However, if we do runs over 50' we use HDMI balums. Can get longer runs with less loss and noise. If use Vanco can also get remote repeater system in same cat 6 wires. Can also do distribution with their products, so multiple TV's can share HD equipment. We do alot of systems with 3-4 cable or sat boxes, a Bluray, and gaming systems all in rack in one room which are able to be used by all TV's through out home without having stack of equipment by each of them.
Here's HDMI balum:
https://www.vanco1.com/catalog/HDMI...er-2-UTP-Cables-with-IR-Control-164-ft50m_693


----------



## Jdholmes (Dec 17, 2011)

Some high end Home theartre you are talking there.

I wanted to have all mine setup in flush face tower the last home theatre i setup, built a nice projector room with a bar at the back...even had the hole cut for the tower in the wall, but ended up turning it into in-wall dvd storeage, because we decided to sell the house and move here to vegas.

We are in an apartment here, so no major renos again till we get back into a house...then its Holmes Theatre 2.0


----------



## bcbouy (Dec 18, 2011)

my a/v reciever packed it in yesterday.17 years old. now i get to hit the boxing day sales for a new one .cant wait  it will be nice to hook up hdmi and all that good stuff.waaay too many wires right now.


----------



## SVOMike86 (Dec 26, 2011)

Walli- so you can have all equipment in a "media closet" and distribute it to ALL tv's in the house if hooked up like that?? How would that work with an Xbox (controllers)?
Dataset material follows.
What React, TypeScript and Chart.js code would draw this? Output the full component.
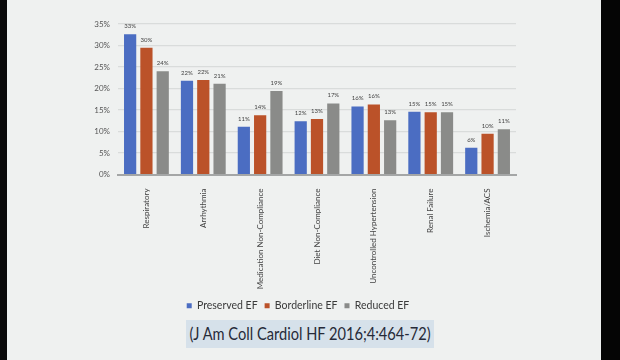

Do you need some sort of IR extender or something to make them reach the Xbox if it's in another room? We are planning on buying a house in the near future and it would be great to have just one "set" of stuff we could use for all the tv's...


----------



## Jdholmes (Dec 27, 2011)

I think Xbox is the same as ps3 in that it uses RF for its controllers...in other words it will work up to like 30 feet away through walls.


----------



## Wallijig (Dec 27, 2011)

JD is correct. I am not sure of distance we have not had a problem with any of them. Most people put them in a closet or utility room next to media or theatre room.
The Wii even has a wireless bar one can put up by TV so one does not have to have cord between it and unit. Those I do recommend the ones that run more money. We tried the cheaper ones and they do not get as good of range.
You will find the price range of them from from $19 to $29. They take 1 or 2 AA batteries depending on unit you get. There is a switch one has to turn on, which is on a timer, when want to use it.

There even are wireless HDMI adaptors if one finds it impossible to get cable from source and equipment.


----------



## SVOMike86 (Dec 28, 2011)

Wallijig said:


> JD is correct. I am not sure of distance we have not had a problem with any of them. Most people put them in a closet or utility room next to media or theatre room.
> The Wii even has a wireless bar one can put up by TV so one does not have to have cord between it and unit. Those I do recommend the ones that run more money. We tried the cheaper ones and they do not get as good of range.
> You will find the price range of them from from $19 to $29. They take 1 or 2 AA batteries depending on unit you get. There is a switch one has to turn on, which is on a timer, when want to use it.
> 
> There even are wireless HDMI adaptors if one finds it impossible to get cable from source and equipment.



Technology is amazing.


----------